Rows from a dataset of charts and code:
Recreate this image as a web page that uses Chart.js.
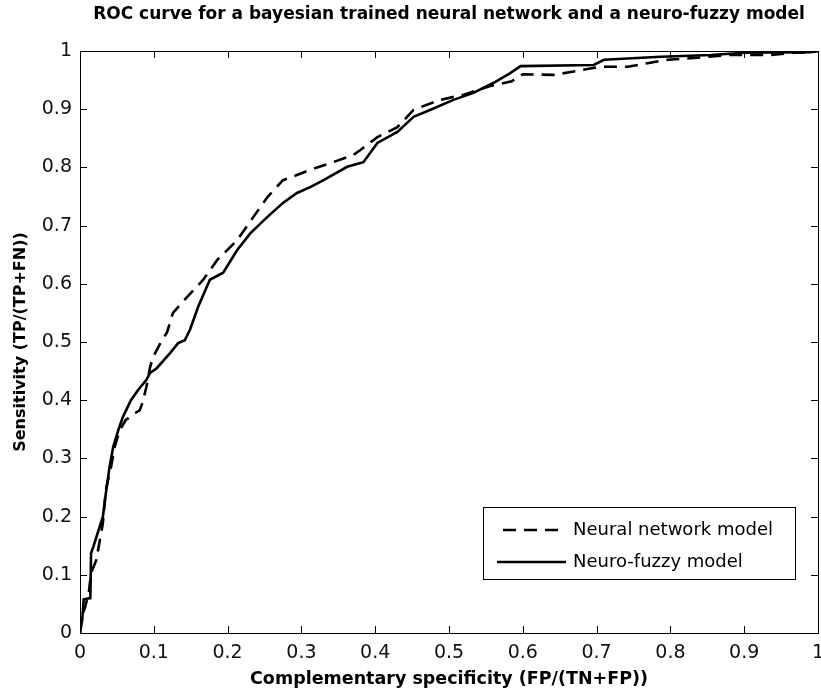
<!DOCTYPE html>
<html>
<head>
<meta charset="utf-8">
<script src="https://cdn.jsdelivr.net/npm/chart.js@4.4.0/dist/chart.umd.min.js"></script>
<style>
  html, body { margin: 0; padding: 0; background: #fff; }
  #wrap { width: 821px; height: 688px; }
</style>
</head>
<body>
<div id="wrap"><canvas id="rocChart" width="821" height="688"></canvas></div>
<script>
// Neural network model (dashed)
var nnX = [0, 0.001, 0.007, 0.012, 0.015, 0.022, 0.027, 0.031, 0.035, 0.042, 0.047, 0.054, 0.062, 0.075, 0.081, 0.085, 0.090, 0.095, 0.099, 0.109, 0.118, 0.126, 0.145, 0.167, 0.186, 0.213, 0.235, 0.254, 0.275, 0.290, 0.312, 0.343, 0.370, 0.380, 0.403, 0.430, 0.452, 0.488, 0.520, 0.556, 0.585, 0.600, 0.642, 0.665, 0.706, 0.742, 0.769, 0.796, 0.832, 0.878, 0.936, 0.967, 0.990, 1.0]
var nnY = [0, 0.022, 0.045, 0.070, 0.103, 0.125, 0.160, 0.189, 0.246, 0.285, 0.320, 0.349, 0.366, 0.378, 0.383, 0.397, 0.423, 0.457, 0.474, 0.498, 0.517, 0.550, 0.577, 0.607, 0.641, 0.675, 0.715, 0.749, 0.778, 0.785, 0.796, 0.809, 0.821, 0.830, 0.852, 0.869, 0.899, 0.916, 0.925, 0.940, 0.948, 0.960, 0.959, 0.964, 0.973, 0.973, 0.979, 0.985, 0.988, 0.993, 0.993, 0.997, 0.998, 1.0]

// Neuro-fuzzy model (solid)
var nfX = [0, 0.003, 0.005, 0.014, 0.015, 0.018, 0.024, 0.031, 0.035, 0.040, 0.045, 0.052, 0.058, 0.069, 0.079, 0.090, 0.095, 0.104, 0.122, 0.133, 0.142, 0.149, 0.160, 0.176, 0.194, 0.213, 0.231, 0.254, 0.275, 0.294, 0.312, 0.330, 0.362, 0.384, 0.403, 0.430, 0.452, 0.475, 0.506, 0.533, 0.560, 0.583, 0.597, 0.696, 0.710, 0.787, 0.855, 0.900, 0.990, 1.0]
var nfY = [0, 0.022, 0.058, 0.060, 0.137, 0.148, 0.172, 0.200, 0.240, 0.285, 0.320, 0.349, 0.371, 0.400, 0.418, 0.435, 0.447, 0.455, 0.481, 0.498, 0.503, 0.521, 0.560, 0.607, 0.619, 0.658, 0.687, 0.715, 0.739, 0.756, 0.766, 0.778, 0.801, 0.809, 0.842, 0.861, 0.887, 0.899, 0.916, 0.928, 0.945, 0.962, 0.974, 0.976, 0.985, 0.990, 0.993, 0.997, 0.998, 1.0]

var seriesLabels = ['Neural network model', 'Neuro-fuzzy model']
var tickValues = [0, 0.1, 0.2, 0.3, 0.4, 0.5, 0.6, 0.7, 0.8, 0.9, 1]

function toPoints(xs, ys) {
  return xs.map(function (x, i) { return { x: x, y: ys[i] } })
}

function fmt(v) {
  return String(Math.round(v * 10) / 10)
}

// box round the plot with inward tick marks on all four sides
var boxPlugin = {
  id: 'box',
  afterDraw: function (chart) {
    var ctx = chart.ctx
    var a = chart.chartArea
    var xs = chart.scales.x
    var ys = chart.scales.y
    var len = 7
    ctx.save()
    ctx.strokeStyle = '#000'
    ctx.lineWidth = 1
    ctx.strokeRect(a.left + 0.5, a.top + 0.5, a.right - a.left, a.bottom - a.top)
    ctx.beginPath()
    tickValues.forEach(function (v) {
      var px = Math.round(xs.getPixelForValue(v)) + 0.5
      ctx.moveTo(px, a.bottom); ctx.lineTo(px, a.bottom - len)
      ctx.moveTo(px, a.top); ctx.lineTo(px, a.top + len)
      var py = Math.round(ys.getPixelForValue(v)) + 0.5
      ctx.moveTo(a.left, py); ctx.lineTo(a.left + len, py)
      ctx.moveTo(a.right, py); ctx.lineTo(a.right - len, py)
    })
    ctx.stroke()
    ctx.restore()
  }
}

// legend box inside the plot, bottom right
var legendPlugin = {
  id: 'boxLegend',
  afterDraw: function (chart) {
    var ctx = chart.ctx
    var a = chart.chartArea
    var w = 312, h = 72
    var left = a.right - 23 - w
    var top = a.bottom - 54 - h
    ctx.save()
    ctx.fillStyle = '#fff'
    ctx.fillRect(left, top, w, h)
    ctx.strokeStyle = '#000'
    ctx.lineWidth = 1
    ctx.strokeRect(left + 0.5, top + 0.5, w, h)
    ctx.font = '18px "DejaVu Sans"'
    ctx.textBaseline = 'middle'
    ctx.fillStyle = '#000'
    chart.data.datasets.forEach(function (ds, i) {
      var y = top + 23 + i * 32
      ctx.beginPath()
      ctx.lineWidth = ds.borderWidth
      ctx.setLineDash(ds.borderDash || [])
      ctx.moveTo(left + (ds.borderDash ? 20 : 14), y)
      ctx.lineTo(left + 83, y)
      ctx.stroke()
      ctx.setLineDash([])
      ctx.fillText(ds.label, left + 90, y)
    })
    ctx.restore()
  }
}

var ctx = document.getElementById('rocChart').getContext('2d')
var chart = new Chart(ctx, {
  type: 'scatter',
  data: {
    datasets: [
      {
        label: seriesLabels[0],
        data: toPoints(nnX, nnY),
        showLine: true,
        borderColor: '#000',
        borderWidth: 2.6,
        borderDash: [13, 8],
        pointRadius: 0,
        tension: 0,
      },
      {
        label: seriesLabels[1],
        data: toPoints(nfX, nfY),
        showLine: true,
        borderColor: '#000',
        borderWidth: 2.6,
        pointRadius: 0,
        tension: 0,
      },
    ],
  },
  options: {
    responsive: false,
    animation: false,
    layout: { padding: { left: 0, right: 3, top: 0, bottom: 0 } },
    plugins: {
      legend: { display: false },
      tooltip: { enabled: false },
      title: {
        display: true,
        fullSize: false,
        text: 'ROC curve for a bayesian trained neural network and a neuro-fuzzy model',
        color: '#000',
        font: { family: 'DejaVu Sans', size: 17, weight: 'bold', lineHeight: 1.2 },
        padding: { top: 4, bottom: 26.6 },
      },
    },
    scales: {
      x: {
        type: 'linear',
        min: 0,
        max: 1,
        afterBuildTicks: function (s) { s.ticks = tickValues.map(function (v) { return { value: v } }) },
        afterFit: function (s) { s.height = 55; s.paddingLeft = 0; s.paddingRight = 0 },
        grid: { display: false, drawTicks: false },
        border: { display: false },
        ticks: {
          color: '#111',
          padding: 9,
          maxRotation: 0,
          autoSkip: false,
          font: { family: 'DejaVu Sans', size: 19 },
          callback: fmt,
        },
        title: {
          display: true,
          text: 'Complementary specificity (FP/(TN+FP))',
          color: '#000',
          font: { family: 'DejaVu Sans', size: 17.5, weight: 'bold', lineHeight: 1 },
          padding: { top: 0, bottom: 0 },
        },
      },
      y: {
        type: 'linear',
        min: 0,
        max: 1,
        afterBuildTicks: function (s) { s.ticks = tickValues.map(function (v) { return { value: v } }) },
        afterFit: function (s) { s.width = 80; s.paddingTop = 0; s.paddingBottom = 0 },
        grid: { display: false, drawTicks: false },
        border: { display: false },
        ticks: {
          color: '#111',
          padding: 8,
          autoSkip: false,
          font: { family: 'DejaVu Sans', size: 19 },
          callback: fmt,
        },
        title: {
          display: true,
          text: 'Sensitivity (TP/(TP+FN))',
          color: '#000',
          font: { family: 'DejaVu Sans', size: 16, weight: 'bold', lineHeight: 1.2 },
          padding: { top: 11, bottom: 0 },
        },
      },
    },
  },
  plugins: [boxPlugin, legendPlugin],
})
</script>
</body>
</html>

--

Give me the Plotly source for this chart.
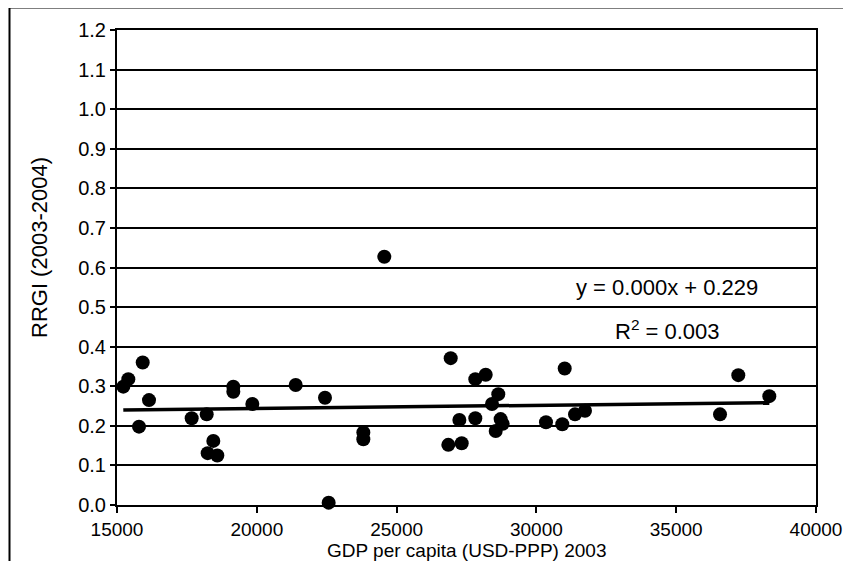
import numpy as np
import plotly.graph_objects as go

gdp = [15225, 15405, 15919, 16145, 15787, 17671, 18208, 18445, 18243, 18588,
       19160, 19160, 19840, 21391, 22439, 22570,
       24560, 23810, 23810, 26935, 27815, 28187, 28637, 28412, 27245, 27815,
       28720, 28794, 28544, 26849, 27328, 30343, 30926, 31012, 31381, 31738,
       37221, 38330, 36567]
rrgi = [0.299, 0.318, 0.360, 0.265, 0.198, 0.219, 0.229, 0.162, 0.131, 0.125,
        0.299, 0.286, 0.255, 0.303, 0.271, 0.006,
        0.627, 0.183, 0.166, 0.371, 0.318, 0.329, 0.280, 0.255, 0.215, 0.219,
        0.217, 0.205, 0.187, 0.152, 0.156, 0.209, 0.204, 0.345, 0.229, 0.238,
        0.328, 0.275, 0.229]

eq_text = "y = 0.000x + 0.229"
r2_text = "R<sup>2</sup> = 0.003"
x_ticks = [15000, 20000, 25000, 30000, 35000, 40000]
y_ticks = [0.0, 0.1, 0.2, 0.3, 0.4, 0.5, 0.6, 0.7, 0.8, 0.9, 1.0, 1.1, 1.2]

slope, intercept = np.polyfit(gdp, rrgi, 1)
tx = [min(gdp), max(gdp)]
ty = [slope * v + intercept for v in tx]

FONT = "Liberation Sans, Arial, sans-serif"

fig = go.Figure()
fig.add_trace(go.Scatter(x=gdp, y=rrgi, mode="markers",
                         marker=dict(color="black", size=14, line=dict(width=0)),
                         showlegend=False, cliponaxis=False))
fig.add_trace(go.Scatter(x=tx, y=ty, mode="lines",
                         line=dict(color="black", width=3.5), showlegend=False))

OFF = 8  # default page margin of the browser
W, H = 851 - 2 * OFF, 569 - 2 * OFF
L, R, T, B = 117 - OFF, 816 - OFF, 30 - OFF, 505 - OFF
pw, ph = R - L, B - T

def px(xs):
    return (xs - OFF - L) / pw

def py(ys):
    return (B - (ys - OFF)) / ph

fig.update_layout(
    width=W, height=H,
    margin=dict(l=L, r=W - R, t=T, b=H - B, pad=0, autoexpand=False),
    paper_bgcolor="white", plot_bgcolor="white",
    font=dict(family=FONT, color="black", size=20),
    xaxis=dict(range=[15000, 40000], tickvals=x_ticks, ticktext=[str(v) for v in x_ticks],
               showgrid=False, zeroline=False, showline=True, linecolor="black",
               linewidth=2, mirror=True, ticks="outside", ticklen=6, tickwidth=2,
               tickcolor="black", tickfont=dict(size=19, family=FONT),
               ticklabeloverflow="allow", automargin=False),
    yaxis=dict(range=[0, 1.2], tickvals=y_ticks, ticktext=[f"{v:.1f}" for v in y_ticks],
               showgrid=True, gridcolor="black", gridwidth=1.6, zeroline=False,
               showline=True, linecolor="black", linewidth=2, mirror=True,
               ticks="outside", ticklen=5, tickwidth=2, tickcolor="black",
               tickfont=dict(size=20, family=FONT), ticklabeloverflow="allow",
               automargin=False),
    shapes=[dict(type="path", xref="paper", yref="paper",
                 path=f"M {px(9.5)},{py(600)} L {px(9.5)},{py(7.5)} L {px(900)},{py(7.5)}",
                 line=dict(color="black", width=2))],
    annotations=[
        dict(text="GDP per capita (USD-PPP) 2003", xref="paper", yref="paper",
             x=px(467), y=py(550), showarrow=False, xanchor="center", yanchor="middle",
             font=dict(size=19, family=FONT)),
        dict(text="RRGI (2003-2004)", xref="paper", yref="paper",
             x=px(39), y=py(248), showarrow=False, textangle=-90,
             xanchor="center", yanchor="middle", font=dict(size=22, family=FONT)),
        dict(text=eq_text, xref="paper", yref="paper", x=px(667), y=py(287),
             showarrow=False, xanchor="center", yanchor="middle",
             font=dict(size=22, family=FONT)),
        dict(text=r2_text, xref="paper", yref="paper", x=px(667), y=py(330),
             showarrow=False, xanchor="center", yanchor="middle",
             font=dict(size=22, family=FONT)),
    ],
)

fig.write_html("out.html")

*What to work on:*
Find all lines where the word "this" appears. Copy them.

*Written response:*
Recreate this image as a web page that uses Chart.js.
Give me the Plotly source for this chart.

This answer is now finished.